Lunch is with BT's top man at Merrill Lynch, its joint broker, which is handily just a short stroll from BT Tower. After a 3pm meeting with HR, to talk about the company's high flyers - and that potential successor - his next port of call is a one-on-one with the new British ambassador to Italy. BT does more business in Italy than any other country outside the UK. He then squeezes in a broadcast interview before taking off his BT hat for the day.

7.30pm

He swaps it for an RSC one, as he has done most evenings since the Complete Works Festival kicked off. Tonight he is catching the company at its current London base in Covent Garden's Novello Theatre. It is his fourth trip to see Much Ado about Nothing, but this one has a special purpose. He is treating 20 friends and sponsors to the evening, which will wind up with a meal.

His blog reveals that the Oxford history graduate particularly liked the history plays. The Henry VI trilogy gets five stars for the "ensemble approach in which there wasn't a single weak performance. It should be compulsory for George Bush, Tony Blair and Gordon Brown to see them all."

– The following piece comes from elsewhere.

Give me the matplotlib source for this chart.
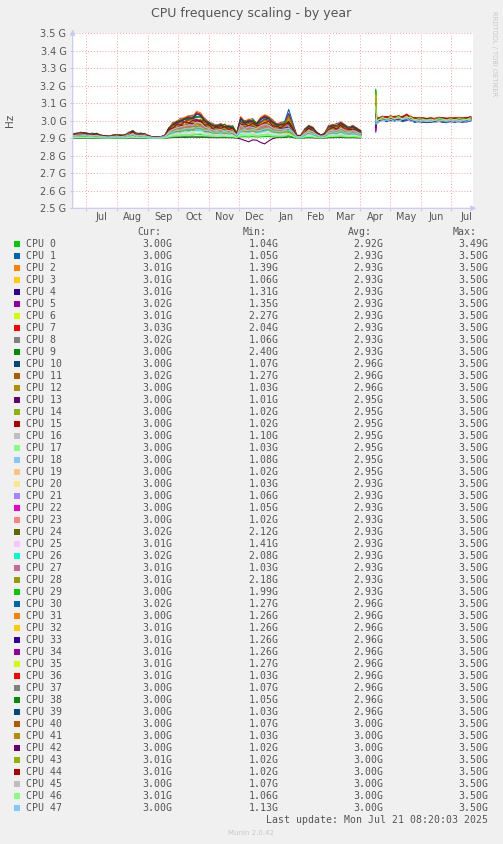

Sir Christopher is a fan of the ensemble thread that re-binds the RSC, after a controversial few years before he joined when a "star culture" and shorter contracts dominated. Being an ensemble company, where a group of actors works together for two to three years "making the whole greater than the sum of its parts", is what differentiates the RSC from repertory theatre companies, he thinks. "Actors are riven. On the one hand, they want security and continuity. On the other they want the freedom to do a TV show or a movie if that comes up. So ensemble is the enemy of absolute flexibility."

His term at the RSC runs until 2010, which means he should be around to see them installed in their newly fashioned Stratford base. The art deco theatre is having a £100m makeover. Sir Christopher will have a bird's-eye view of the progress from the giant barge he has moored outside the theatre. It's his Stratford home from home - not to mention legendary dinner-party venue. (He fancies himself a bit of a chef: "My wife says don't boast about the amount. I boast about the quality.")

But tonight, after his late supper, it's back to his Hampshire abode, where is preparing to hunker down for Christmas.

Fencing his way to the top

Name: Sir Christopher Bland

Age: 69

Work: Chairman, BT. Also chairman of Leith's School of Food & Wine (which he co-owns with Caroline Waldegrave); Canongate Publishing (of Man Booker winner 'Life of Pi' fame), which his stepson runs; and the Royal Shakespeare Company. Also senior adviser to Warburg Pincus private equity group.

Career highlights: Chairman of the BBC Board of Governors; chairman of Hammersmith Hospitals NHS Trust; chairman of the Hammersmith and Queen Charlotte's Hospitals Special Health Authority (he was knighted for work for the NHS); chairman of Life Sciences International; chairman of transport group NFC; chairman of LWT; deputy chairman of the Independent Broadcasting Authority. Fenced at the Olympics for Ireland in 1960.

Education: Sedbergh School, Yorkshire; The Queen's College, Oxford.

Family: Married, with one son, two stepsons and two stepdaughters.